New research from Okta finds that the remote work economy has accelerated a Zero Trust culture, but the majority of companies are still relying on passwords
Organisations have become more security conscious over the course of the pandemic, leading them to invest heavily in Zero Trust, according to a new study from identity firm Okta. The State of Zero Trust Security 2021 report surveyed over 600 global security leaders about their initiatives and found that remote work has led to a change in how organisations view the importance of Zero Trust, with financial services, healthcare organisations and the software industry seeing the most significant progress.
More than three-quarters (78%) of companies globally say that Zero Trust has increased in priority and nearly 90% are currently working on a Zero Trust initiative, up from just 41% a year ago. In 2019, Zero Trust was a priority for only 18% of European companies. Now, two years later, the region is the most mature globally when it comes to Zero Trust adoption, with 90% either having fully implemented the strategy or planning to do so in the coming months.
As such, 82% of European organisations have increased their Zero Trust budgets in 2021, while not a single business in Europe says their budget has decreased. This comes during a period where cuts have been widespread, indicating the importance of Zero Trust as a security measure.
The greatest challenges for European organisations in adopting a Zero Trust infrastructure include:
- Cost concerns (26%)
- Technology gaps (22%)
- Stakeholder buy-in (19%)
- Awareness of solutions (15%)
“This research comes as cybersecurity remains a key challenge for organisations, following the heightened risk landscape created by the pandemic,” comments Ben King, Chief Security Officer, EMEA at Okta. “To avoid becoming the next victim of a data breach or attack, organisations are moving towards a more robust and comprehensive security posture that is centred around the Zero Trust principle of ‘never trust, always verify.’ Businesses must recognise that people are the new perimeter, and adopt strong authentication across all services, everywhere — from on-premises, to cloud, to mobile, and for employees as well as customers, partners, contractors, and suppliers.”

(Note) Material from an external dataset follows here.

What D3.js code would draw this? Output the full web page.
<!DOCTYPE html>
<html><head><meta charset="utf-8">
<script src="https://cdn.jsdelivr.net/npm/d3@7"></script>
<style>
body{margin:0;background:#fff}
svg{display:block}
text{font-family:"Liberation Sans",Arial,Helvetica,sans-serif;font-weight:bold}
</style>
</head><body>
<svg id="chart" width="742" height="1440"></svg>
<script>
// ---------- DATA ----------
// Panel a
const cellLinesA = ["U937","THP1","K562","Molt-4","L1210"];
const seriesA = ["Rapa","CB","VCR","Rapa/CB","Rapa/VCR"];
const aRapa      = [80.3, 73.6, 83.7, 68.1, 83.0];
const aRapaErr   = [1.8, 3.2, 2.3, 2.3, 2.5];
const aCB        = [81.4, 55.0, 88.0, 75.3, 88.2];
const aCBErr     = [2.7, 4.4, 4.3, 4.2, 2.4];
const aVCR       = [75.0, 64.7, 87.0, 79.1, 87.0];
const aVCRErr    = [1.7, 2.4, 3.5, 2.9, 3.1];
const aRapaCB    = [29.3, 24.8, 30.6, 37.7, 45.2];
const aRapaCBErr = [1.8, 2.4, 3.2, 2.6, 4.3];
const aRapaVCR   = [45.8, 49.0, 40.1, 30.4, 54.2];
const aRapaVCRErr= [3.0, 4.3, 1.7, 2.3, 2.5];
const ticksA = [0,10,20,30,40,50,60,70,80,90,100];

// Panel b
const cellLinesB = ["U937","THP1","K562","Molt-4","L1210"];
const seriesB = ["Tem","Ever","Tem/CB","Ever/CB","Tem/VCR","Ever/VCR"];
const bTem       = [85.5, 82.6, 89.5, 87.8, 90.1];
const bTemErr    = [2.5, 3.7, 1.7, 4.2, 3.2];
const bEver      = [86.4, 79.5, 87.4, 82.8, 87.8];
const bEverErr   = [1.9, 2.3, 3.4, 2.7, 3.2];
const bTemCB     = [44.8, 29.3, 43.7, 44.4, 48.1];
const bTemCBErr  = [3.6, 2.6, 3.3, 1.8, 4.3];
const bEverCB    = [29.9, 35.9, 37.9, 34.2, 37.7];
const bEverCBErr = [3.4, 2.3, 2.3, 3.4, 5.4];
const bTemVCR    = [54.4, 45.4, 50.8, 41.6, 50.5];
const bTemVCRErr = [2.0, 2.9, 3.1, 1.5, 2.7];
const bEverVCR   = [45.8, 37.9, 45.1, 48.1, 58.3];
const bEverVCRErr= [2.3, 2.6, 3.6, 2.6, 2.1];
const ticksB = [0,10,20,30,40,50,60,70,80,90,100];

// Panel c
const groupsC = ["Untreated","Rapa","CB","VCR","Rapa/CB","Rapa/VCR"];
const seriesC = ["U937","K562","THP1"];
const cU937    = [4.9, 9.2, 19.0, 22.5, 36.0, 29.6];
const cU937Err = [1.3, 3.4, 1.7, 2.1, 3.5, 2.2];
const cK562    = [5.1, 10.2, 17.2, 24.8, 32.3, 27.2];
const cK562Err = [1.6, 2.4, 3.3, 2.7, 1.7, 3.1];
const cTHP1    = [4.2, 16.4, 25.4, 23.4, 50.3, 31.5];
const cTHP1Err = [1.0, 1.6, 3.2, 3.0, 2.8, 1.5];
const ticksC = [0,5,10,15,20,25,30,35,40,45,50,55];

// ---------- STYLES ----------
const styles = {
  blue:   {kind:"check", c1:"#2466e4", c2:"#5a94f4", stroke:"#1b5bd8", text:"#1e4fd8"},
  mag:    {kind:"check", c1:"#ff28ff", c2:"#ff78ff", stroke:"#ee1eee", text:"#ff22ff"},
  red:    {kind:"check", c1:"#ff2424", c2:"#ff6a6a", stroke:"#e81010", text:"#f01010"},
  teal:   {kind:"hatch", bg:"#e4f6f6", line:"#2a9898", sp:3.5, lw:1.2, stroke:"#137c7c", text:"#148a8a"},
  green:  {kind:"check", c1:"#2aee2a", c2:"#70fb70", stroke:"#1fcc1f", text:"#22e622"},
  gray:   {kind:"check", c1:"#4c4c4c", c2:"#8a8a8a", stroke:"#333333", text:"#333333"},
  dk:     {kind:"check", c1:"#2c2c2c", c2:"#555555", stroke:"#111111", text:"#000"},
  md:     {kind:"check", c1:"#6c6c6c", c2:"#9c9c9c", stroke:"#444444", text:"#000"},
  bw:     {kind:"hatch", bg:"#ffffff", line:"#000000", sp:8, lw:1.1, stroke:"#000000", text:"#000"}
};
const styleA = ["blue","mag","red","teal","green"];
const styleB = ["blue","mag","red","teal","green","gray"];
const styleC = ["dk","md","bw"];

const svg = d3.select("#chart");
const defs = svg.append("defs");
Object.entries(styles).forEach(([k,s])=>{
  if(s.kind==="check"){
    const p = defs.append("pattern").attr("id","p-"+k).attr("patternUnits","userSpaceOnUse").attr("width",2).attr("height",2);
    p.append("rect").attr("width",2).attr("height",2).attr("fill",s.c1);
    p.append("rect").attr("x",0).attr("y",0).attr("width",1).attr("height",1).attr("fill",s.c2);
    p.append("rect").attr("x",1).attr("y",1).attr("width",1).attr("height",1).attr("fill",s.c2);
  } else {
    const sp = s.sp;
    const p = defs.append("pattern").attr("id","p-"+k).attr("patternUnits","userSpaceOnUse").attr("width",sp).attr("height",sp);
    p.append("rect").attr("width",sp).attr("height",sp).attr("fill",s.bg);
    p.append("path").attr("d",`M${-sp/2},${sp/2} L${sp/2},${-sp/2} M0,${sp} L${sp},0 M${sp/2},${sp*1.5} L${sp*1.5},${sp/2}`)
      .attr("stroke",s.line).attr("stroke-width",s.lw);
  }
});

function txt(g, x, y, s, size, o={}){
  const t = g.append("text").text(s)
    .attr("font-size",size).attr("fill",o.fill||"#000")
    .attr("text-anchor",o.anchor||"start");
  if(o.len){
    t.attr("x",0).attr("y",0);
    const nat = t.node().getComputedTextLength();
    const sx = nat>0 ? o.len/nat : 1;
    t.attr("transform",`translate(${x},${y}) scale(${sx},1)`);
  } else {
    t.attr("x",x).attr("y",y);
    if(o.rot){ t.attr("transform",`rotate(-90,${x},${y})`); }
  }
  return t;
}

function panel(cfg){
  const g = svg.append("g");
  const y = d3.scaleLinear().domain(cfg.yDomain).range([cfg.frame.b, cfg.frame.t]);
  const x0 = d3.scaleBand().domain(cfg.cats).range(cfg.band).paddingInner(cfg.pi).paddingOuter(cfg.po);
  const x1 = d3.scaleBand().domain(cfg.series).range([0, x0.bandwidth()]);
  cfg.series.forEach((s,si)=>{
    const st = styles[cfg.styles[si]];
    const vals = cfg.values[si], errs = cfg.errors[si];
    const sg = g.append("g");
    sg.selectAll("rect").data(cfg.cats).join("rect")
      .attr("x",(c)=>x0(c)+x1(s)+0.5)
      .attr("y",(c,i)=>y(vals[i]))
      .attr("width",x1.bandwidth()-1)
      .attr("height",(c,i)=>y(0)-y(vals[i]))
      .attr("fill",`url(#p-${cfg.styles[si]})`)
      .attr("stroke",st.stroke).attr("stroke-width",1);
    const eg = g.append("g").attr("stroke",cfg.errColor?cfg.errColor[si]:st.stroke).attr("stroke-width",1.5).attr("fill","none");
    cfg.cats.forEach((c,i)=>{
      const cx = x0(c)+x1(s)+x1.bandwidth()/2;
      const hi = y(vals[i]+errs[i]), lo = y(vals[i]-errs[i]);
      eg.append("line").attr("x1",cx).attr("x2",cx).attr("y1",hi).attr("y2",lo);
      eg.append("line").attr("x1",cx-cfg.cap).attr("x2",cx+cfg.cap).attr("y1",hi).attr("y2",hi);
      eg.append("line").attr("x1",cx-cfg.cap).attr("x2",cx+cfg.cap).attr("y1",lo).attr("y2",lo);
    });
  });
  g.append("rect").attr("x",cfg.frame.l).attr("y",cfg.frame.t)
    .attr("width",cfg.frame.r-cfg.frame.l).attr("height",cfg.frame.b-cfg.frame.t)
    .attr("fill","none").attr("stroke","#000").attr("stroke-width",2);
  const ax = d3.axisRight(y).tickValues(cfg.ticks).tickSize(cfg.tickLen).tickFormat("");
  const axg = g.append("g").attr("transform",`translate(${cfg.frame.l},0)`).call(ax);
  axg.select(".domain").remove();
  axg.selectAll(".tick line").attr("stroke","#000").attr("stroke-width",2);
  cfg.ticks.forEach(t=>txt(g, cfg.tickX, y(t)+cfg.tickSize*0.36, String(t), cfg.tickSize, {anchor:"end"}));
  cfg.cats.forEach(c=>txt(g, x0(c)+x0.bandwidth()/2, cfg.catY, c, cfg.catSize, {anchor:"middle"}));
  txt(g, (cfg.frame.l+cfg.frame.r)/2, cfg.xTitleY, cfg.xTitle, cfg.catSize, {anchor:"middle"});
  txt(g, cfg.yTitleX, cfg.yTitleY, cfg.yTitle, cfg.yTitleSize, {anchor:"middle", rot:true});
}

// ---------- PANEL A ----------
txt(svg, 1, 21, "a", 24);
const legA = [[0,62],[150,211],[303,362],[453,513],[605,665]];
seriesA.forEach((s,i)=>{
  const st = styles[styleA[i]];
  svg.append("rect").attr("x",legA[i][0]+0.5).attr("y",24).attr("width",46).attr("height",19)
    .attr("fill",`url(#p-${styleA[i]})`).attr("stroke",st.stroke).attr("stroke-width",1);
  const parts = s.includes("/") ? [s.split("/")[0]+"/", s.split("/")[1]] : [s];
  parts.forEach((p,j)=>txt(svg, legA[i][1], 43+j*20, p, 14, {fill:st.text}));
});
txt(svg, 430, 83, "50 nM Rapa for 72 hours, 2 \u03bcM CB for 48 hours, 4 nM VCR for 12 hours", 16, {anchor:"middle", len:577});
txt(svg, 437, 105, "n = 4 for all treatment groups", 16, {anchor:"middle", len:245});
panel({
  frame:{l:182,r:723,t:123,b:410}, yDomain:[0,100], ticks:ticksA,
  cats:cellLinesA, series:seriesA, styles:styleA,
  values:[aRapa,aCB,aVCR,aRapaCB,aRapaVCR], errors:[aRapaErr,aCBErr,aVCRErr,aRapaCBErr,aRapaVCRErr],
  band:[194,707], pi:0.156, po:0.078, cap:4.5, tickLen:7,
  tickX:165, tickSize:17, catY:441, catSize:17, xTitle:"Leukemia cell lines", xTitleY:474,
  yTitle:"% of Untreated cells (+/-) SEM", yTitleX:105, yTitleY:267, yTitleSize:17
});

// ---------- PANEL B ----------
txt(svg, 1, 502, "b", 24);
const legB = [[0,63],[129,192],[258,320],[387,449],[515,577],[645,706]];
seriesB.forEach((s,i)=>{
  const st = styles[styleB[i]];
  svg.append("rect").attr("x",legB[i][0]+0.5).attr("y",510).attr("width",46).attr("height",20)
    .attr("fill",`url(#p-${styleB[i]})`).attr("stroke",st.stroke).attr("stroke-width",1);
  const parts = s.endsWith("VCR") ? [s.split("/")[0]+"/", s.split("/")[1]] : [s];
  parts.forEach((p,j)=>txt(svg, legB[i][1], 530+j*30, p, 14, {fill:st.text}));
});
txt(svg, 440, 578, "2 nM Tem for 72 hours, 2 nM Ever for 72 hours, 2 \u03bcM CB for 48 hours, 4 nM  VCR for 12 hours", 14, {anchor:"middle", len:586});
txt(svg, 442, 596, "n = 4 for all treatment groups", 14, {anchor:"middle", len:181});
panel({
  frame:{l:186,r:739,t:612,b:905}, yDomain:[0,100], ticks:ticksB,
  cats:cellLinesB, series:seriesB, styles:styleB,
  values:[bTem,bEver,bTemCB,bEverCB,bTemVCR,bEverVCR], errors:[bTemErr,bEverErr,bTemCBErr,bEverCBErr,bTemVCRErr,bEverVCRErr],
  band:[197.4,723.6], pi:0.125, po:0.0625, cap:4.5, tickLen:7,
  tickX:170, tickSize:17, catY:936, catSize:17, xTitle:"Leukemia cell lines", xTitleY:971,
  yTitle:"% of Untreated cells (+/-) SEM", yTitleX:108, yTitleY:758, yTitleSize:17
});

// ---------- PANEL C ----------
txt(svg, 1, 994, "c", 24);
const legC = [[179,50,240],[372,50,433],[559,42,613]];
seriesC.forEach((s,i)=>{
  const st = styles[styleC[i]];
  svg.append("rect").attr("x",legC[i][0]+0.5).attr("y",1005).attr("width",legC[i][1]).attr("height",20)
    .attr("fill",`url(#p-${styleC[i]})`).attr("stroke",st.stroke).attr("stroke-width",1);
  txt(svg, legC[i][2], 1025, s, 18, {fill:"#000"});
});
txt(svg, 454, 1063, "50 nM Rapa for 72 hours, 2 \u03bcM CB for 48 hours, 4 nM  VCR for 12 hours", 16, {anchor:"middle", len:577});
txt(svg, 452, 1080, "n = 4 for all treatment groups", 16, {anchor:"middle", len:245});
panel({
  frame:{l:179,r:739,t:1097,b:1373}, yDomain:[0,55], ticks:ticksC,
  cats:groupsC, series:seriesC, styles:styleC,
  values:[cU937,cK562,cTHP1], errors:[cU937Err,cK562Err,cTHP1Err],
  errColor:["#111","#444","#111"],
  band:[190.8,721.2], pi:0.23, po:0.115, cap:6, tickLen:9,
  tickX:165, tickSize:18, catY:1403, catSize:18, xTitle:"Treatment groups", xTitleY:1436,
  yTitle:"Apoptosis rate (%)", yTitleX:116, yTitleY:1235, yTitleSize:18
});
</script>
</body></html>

The most used security factors: the steady rise of biometrics
Okta’s research also reveals that companies are continuing to use low assurance factors, with the majority of companies still relying on passwords (95%) and security questions (68%). However, compared to the rest of the world, Europe has more widely implemented mature security factors, like biometrics, hardware one-time passwords (OTPs), and push notifications. 56% of organisations in Europe are already utilising biometric technology, compared with 43% for the rest of the world.
Globally, biometric technology has continued to skyrocket, with 45% of global companies, and over 50% in financial services and software, using biometrics as a high assurance factor.
“Overcoming the reliance on passwords is not going to happen overnight, but organisations can start with adopting contextual factors to ease authentication processes,” Ben King comments. “By embracing passwordless technologies such as biometrics and contextual factors, businesses can increase security and tackle data breaches more effectively.”
Okta is the leading independent provider of identity for the enterprise. The Okta Identity Cloud enables organisations to securely connect the right people to the right technologies at the right time. With over 7,000 pre-built integrations to applications and infrastructure providers, Okta customers can easily and securely use the best technologies for their business. More than 10,650 organizations, including JetBlue, Nordstrom, Slack, T-Mobile, Takeda, Teach for America and Twilio, trust Okta to help protect the identities of their workforces and customers.
Commissioned by Okta, Pulse Q&A conducted the survey of 600 IT and security decision makers at director level or above across multiple industries. This included 150 IT and security decision makers from EMEA, making up 25% of all respondents.